Understanding the Mechanics Behind Data Extraction
The process operates by simulating a human visitor to a website while executing significantly faster and more repetitive tasks. A program, often referred to as a bot or crawler, sends requests to a web server just like a standard web browser. The server responds by delivering the HTML code that builds the page, and the parsing logic then navigates this code to isolate the specific text, images, or links required for the task at hand.
Distinguishing Scraping from Crawling
It is essential to differentiate this practice from web crawling, although the terms are often used interchangeably. Crawling involves browsing the internet systematically to discover and index pages, typically using bots like Googlebot to map the structure of the web. Scraping, on the other hand, focuses on the extraction of specific data points from those indexed pages, such as product descriptions or financial figures, rather than mapping the site architecture.
Strategic Applications Across Industries
Organizations utilize this methodology across a wide spectrum of use cases to maintain a competitive edge. In the e-commerce sector, companies deploy bots to monitor rival pricing structures in real time, ensuring their offers remain attractive without sacrificing margin. Similarly, the finance industry relies on rapid data collection to analyze news articles and social media feeds for trading insights, turning public text into actionable market intelligence.
Price intelligence and dynamic repricing
Lead generation and market research
Brand sentiment analysis across social platforms
Real-time content aggregation for publishing
Academic data collection for scientific research
Monitoring regulatory changes in legal sectors
Navigating Technical and Legal Complexities
Successful implementation requires a nuanced understanding of the technical landscape and the associated legal risks. Developers must contend with challenges such as CAPTCHAs, IP address bans, and the frequent structural changes websites undergo to deter access. From a legal perspective, the practice exists in a gray area; while publicly available data can often be collected, bypassing login walls or violating a site’s terms of service can lead to significant litigation.
Best Practices for Ethical Operation
To mitigate risk and ensure longevity, adherence to ethical guidelines is paramount. Respecting the `robots.txt` file is a fundamental courtesy that signals compliance with a website’s owner policies. Implementing rate limiting to avoid overwhelming the target server and focusing on public data rather than personal information helps maintain a balance between extraction and privacy, protecting both the gatherer and the source.

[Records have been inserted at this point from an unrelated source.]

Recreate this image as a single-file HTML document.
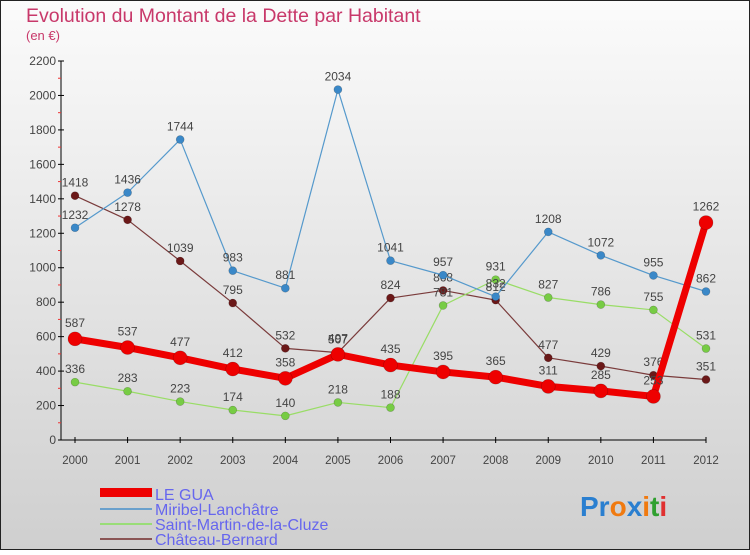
<!DOCTYPE html>
<html><head><meta charset="utf-8"><style>
body{margin:0;width:750px;height:550px;overflow:hidden;font-family:"Liberation Sans",sans-serif}
</style></head><body>
<svg id="c" width="750" height="550" xmlns="http://www.w3.org/2000/svg">
<defs><linearGradient id="bg" x1="0" y1="0" x2="0" y2="1"><stop offset="0" stop-color="#fbfbfb"/><stop offset="1" stop-color="#cfcfcf"/></linearGradient></defs>
<rect x="0.5" y="0.5" width="749" height="549" fill="url(#bg)" stroke="#222"/>
<text x="26" y="22" font-size="19.5" fill="#c8386a">Evolution du Montant de la Dette par Habitant</text>
<text x="26" y="40" font-size="13" fill="#c8386a">(en €)</text>
<g id="axes"></g><g id="series"></g>
<g>
<rect x="100" y="488" width="52" height="9" fill="#e00"/>
<text x="155" y="500" font-size="16" fill="#6666ee">LE GUA</text>
<rect x="100" y="508" width="52" height="2" fill="#6aa0cc"/>
<text x="155" y="515" font-size="16" fill="#6666ee">Miribel-Lanchâtre</text>
<rect x="100" y="523" width="52" height="2" fill="#99dd77"/>
<text x="155" y="530" font-size="16" fill="#6666ee">Saint-Martin-de-la-Cluze</text>
<rect x="100" y="538" width="52" height="2" fill="#8a5555"/>
<text x="155" y="545" font-size="16" fill="#6666ee">Château-Bernard</text>
</g>
<text x="580" y="516" font-size="28" font-weight="bold"><tspan fill="#2a7fd0">Pr</tspan><tspan fill="#f07a10">o</tspan><tspan fill="#2a7fd0">x</tspan><tspan fill="#f07a10">i</tspan><tspan fill="#30a030">t</tspan><tspan fill="#e03030">i</tspan></text>
</svg>
<script>
const years=["2000","2001","2002","2003","2004","2005","2006","2007","2008","2009","2010","2011","2012"];
const yTicks=[0,200,400,600,800,1000,1200,1400,1600,1800,2000,2200];
const leGua=[587,537,477,412,358,497,435,395,365,311,285,253,1262];
const miribel=[1232,1436,1744,983,881,2034,1041,957,832,1208,1072,955,862];
const saintMartin=[336,283,223,174,140,218,188,781,931,827,786,755,531];
const chateau=[1418,1278,1039,795,532,507,824,868,812,477,429,376,351];
const NS="http://www.w3.org/2000/svg";
const x0=75,x1=706,yBase=440,yTop=61,vMax=2200;
const xs=i=>x0+(x1-x0)*i/(years.length-1);
const ys=v=>yBase-(yBase-yTop)*v/vMax;
function mk(t,a,p){const e=document.createElementNS(NS,t);for(const k in a)e.setAttribute(k,a[k]);p.appendChild(e);return e;}
const ax=document.getElementById('axes');
let l=mk('line',{x1:61,y1:yTop,x2:61,y2:yBase,stroke:'#000'},ax);


l=mk('line',{x1:61,y1:yBase,x2:x1,y2:yBase,stroke:'#000'},ax);


yTicks.forEach((v,i)=>{const y=ys(v);
 mk('line',{x1:58,y1:y,x2:64,y2:y,stroke:'#000'},ax);
 if(i<yTicks.length-1)mk('line',{x1:58,y1:ys(v+100),x2:61,y2:ys(v+100),stroke:'#e33'},ax);
 const t=mk('text',{x:56,y:y+4,'font-size':12,fill:'#444','text-anchor':'end'},ax);t.textContent=v;
 
 
});
years.forEach((yr,i)=>{const x=xs(i);
 mk('line',{x1:x,y1:yBase-3,x2:x,y2:yBase+3,stroke:'#000'},ax);
 const t=mk('text',{x:x,y:yBase+24,'font-size':11.5,fill:'#444','text-anchor':'middle'},ax);t.textContent=yr;
 
 
});
const sg=document.getElementById('series');
function series(vals,name,col,dot,w,r){
 const g=mk('g',{},sg);
 
 
 const pl=mk('polyline',{points:vals.map((v,i)=>xs(i)+','+ys(v)).join(' '),fill:'none',stroke:col,'stroke-width':w,'stroke-linejoin':'round'},g);
 
 
 vals.forEach((v,i)=>{
  const c=mk('circle',{cx:xs(i),cy:ys(v),r:r,fill:dot,stroke:'rgba(0,0,0,0.25)','stroke-width':0.6},g);
  
  
  const t=mk('text',{x:xs(i),y:ys(v)-r-5,'font-size':12,fill:'#444','text-anchor':'middle'},g);t.textContent=v;
  
  
 });
}
series(chateau,'chateau-bernard','#7a3b3b','#6b1818',1.2,4);
series(saintMartin,'saint-martin-de-la-cluze','#99dd66','#77cc44',1.2,4);
series(miribel,'miribel-lanchatre','#5599cc','#3a88c8',1.2,4);
series(leGua,'le-gua','#ee0000','#ee0000',7,7);
</script>
</body></html>
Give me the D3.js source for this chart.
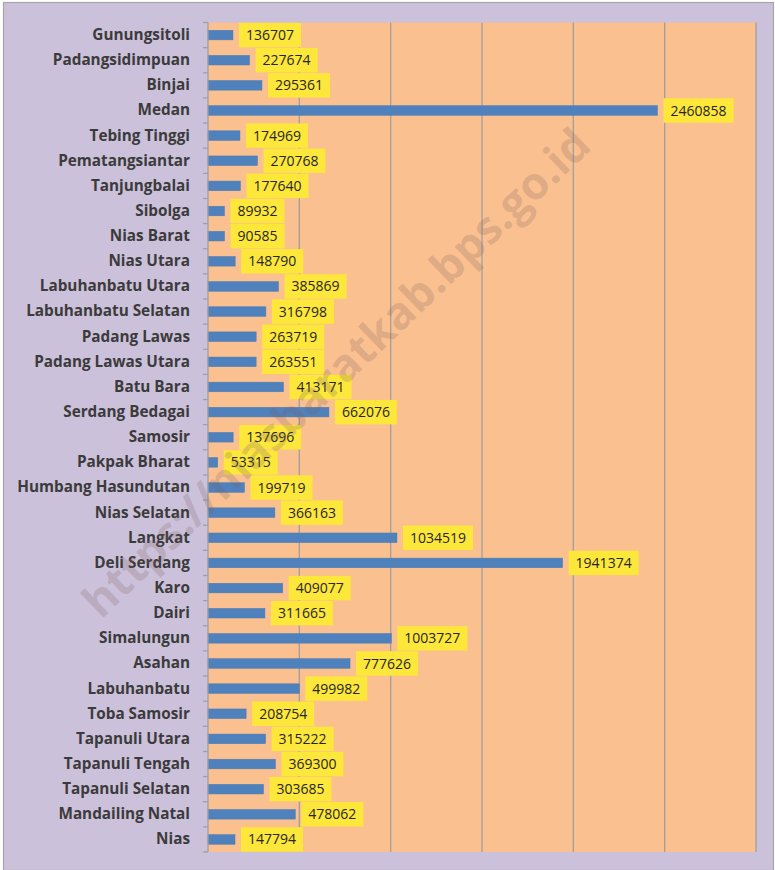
<!DOCTYPE html>
<html>
<head>
<meta charset="utf-8">
<script src="https://cdn.jsdelivr.net/npm/d3@7"></script>
<style>
html,body{margin:0;padding:0;background:#ffffff;}
svg{display:block;}
</style>
</head>
<body>
<svg id="chart" width="775" height="870"></svg>
<script>
const regions = ["Gunungsitoli","Padangsidimpuan","Binjai","Medan","Tebing Tinggi","Pematangsiantar","Tanjungbalai","Sibolga","Nias Barat","Nias Utara","Labuhanbatu Utara","Labuhanbatu Selatan","Padang Lawas","Padang Lawas Utara","Batu Bara","Serdang Bedagai","Samosir","Pakpak Bharat","Humbang Hasundutan","Nias Selatan","Langkat","Deli Serdang","Karo","Dairi","Simalungun","Asahan","Labuhanbatu","Toba Samosir","Tapanuli Utara","Tapanuli Tengah","Tapanuli Selatan","Mandailing Natal","Nias"];
const population = [136707,227674,295361,2460858,174969,270768,177640,89932,90585,148790,385869,316798,263719,263551,413171,662076,137696,53315,199719,366163,1034519,1941374,409077,311665,1003727,777626,499982,208754,315222,369300,303685,478062,147794];
const xTicks = [0,500000,1000000,1500000,2000000,2500000,3000000];
const watermark = "https://niasbaratkab.bps.go.id";

const svg = d3.select("#chart");
const W = 775, H = 870;
const plot = {left:208, right:756, top:22.5, bottom:852};

// outer background
svg.append("rect").attr("x",3.5).attr("y",2.5).attr("width",W-5).attr("height",H-2)
  .attr("fill","#ccc1da").attr("stroke","#a6a6a6").attr("stroke-width",1.2);

const x = d3.scaleLinear().domain([0,3000000]).range([plot.left, plot.right]);
const yb = d3.scaleBand().domain(regions).range([plot.top, plot.bottom]).padding(0);

// plot area
svg.append("rect").attr("x",plot.left).attr("y",plot.top)
  .attr("width",plot.right-plot.left).attr("height",plot.bottom-plot.top).attr("fill","#fac090");

// gridlines
svg.append("g").selectAll("line").data(xTicks.slice(1)).join("line")
  .attr("x1",d=>x(d)).attr("x2",d=>x(d)).attr("y1",plot.top).attr("y2",plot.bottom)
  .attr("stroke","#a0a0a0").attr("stroke-width",1.3);

// bars
svg.append("g").selectAll("rect").data(regions).join("rect")
  .attr("x",plot.left).attr("y",d=>yb(d)+yb.bandwidth()/2-4.8)
  .attr("width",(d,i)=>x(population[i])-x(0)).attr("height",9.6)
  .attr("fill","#4f81bd").attr("stroke","#4a7ab3").attr("stroke-width",0.5);

// labels
const lg = svg.append("g");
regions.forEach((r,i)=>{
  const g = lg.append("g");
  const cx = x(population[i]) + 6;
  const cy = yb(r)+yb.bandwidth()/2;
  const rect = g.append("rect").attr("fill","#fde73a");
  const t = g.append("text").attr("x",cx+7).attr("y",cy).attr("dy","0.36em")
    .attr("font-family","'Open Sans', 'Noto Sans', sans-serif").attr("font-size",14)
    .attr("fill","#262626").text(population[i]);
  const w = t.node().getComputedTextLength();
  rect.attr("x",cx).attr("y",cy-12.2).attr("width",w+14).attr("height",24.4);
});

// left axis
const axis = d3.axisLeft(yb).tickSize(0).tickPadding(18);
const ag = svg.append("g").attr("transform",`translate(${plot.left},0)`).call(axis);
ag.select(".domain").remove();
ag.selectAll("text").attr("font-family","'Open Sans', 'Noto Sans', sans-serif")
  .attr("font-size",15.3).attr("font-weight","bold").attr("fill","#3b3b3b");
// tick marks at band boundaries
const bounds = regions.map(r=>yb(r)).concat([plot.bottom]);
svg.append("g").selectAll("line").data(bounds).join("line")
  .attr("x1",plot.left-5).attr("x2",plot.left).attr("y1",d=>d).attr("y2",d=>d)
  .attr("stroke","#a0a0a0").attr("stroke-width",1.3);
svg.append("line").attr("x1",plot.left).attr("x2",plot.left).attr("y1",plot.top).attr("y2",plot.bottom)
  .attr("stroke","#a0a0a0").attr("stroke-width",1.3);

// watermark
svg.append("text").attr("transform","translate(101,620) rotate(-43.8)")
  .attr("font-family","'Open Sans', 'Noto Sans', sans-serif").attr("font-weight","bold")
  .attr("font-size",45).attr("fill","#7a6060").attr("fill-opacity",0.22).text(watermark);
</script>
</body>
</html>
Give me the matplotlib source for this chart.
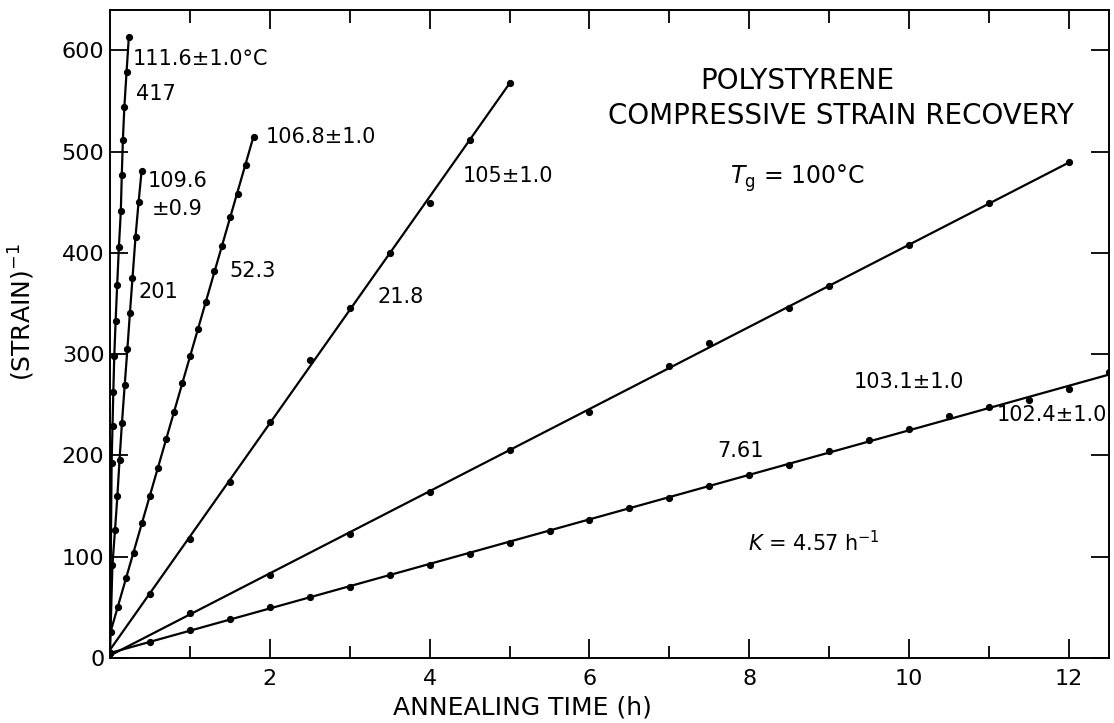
import numpy as np
import matplotlib
matplotlib.use('Agg')
import matplotlib.pyplot as plt

plt.rcParams['font.family'] = ['DejaVu Sans']
plt.rcParams['mathtext.fontset'] = 'dejavusans'

# annealing time (h) and (strain)^-1 for each temperature
t_1116 = [0.0, 0.021, 0.032, 0.042, 0.054, 0.071, 0.090, 0.112, 0.136, 0.148, 0.162, 0.180, 0.208, 0.236]
s_1116 = [5, 193, 229, 263, 298, 333, 368, 406, 441, 477, 512, 544, 579, 613]

t_1096 = [0.0, 0.031, 0.063, 0.093, 0.120, 0.150, 0.185, 0.218, 0.250, 0.282, 0.320, 0.358, 0.396]
s_1096 = [5, 92, 126, 160, 196, 232, 270, 305, 341, 375, 416, 450, 481]

t_1068 = [0.01, 0.1, 0.2, 0.3, 0.4, 0.5, 0.6, 0.7, 0.8, 0.9, 1.0, 1.1, 1.2, 1.3, 1.4, 1.5, 1.6, 1.7, 1.8]
s_1068 = [26, 50, 79, 104, 133, 160, 188, 216, 243, 272, 298, 325, 352, 382, 407, 436, 458, 487, 515]

t_105 = [0.5, 1, 1.5, 2, 2.5, 3, 3.5, 4, 4.5, 5]
s_105 = [63, 118, 174, 233, 294, 346, 400, 449, 512, 568]

t_1031 = [0, 1, 2, 3, 4, 5, 6, 7, 7.5, 8.5, 9, 10, 11, 12]
s_1031 = [5, 44, 82, 122, 164, 205, 243, 288, 311, 346, 367, 408, 449, 490]

t_1024 = [0, 0.5, 1, 1.5, 2, 2.5, 3, 3.5, 4, 4.5, 5, 5.5, 6, 6.5, 7, 7.5, 8, 8.5, 9, 9.5, 10, 10.5, 11, 11.5, 12, 12.5]
s_1024 = [5, 16, 28, 39, 50, 60, 70, 82, 92, 103, 114, 125, 136, 148, 158, 170, 181, 191, 204, 215, 226, 239, 248, 255, 266, 282]

# steep runs are drawn through the points, the others get a straight fit line
series = [(t_1116, s_1116, False), (t_1096, s_1096, False), (t_1068, s_1068, True),
          (t_105, s_105, True), (t_1031, s_1031, True), (t_1024, s_1024, True)]

# labels: (text, x, y)
labels = [
    ('111.6±1.0°C', 0.29, 592),
    ('417', 0.325, 557),
    ('109.6', 0.475, 471),
    ('±0.9', 0.525, 443),
    ('201', 0.36, 361),
    ('106.8±1.0', 1.95, 515),
    ('52.3', 1.5, 382),
    ('105±1.0', 4.41, 476),
    ('21.8', 3.35, 357),
    ('103.1±1.0', 9.31, 273),
    ('7.61', 7.6, 204),
    ('102.4±1.0', 11.1, 240),
    ('$K$ = 4.57 h$^{-1}$', 7.98, 114),
]

x_major = [2, 4, 6, 8, 10, 12]
x_minor = [1, 3, 5, 7, 9, 11]
y_major = [0, 100, 200, 300, 400, 500, 600]

fig = plt.figure(figsize=(11.14, 7.23), dpi=100)
ax = fig.add_axes([0.0987, 0.0899, 0.8968, 0.8963])

for t, s, fit in series:
    if fit:
        k, c = np.polyfit(t, s, 1)
        tt = np.array([0, max(t)])
        ax.plot(tt, k * tt + c, color='black', lw=1.6)
    else:
        ax.plot(t, s, color='black', lw=1.6)
    ax.plot(t, s, ls='none', marker='o', ms=4.2, color='black')

ax.set_xlim(0, 12.5)
ax.set_ylim(0, 640)
ax.set_xticks(x_major)
ax.set_xticks(x_minor, minor=True)
ax.set_yticks(y_major)

for sp in ax.spines.values():
    sp.set_linewidth(1.4)

ax.tick_params(which='both', direction='in', top=True, right=True, width=1.3)
ax.tick_params(axis='x', which='major', length=14, pad=8, labelsize=16)
ax.tick_params(axis='x', which='minor', length=9)
ax.tick_params(axis='y', which='major', length=13, pad=4, labelsize=16)

for txt, x, y in labels:
    ax.text(x, y, txt, fontsize=15, ha='left', va='center')

ax.text(8.6, 570, 'POLYSTYRENE', fontsize=20, ha='center', va='center')
ax.text(9.15, 535, 'COMPRESSIVE STRAIN RECOVERY', fontsize=20, ha='center', va='center')
ax.text(8.6, 474, r'$T_{\rm g}$ = 100°C', fontsize=17, ha='center', va='center')

fig.text(0.02, 0.568, '(STRAIN)$^{-1}$', fontsize=18, rotation=90, ha='center', va='center')
fig.text(0.469, 0.022, 'ANNEALING TIME (h)', fontsize=18, ha='center', va='center')

fig.savefig('out.png', dpi=100)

The landscape has shifted significantly from the days of manual copy-pasting and fragile custom scripts. Today, a robust ecosystem of libraries and platforms handles the complexity of the task efficiently. Frameworks like Scrapy and Playwright enable developers to build resilient bots that can render JavaScript-heavy sites, while turnkey solutions offer proxy management and automatic scaling to gather vast quantities of data without requiring deep technical expertise.
As the internet continues to expand, the ability to efficiently collect and interpret online information remains a decisive factor for innovation. Whether you are a startup monitoring the market or a researcher analyzing trends, mastering the art of extraction provides the raw material necessary to build informed strategies and drive future growth.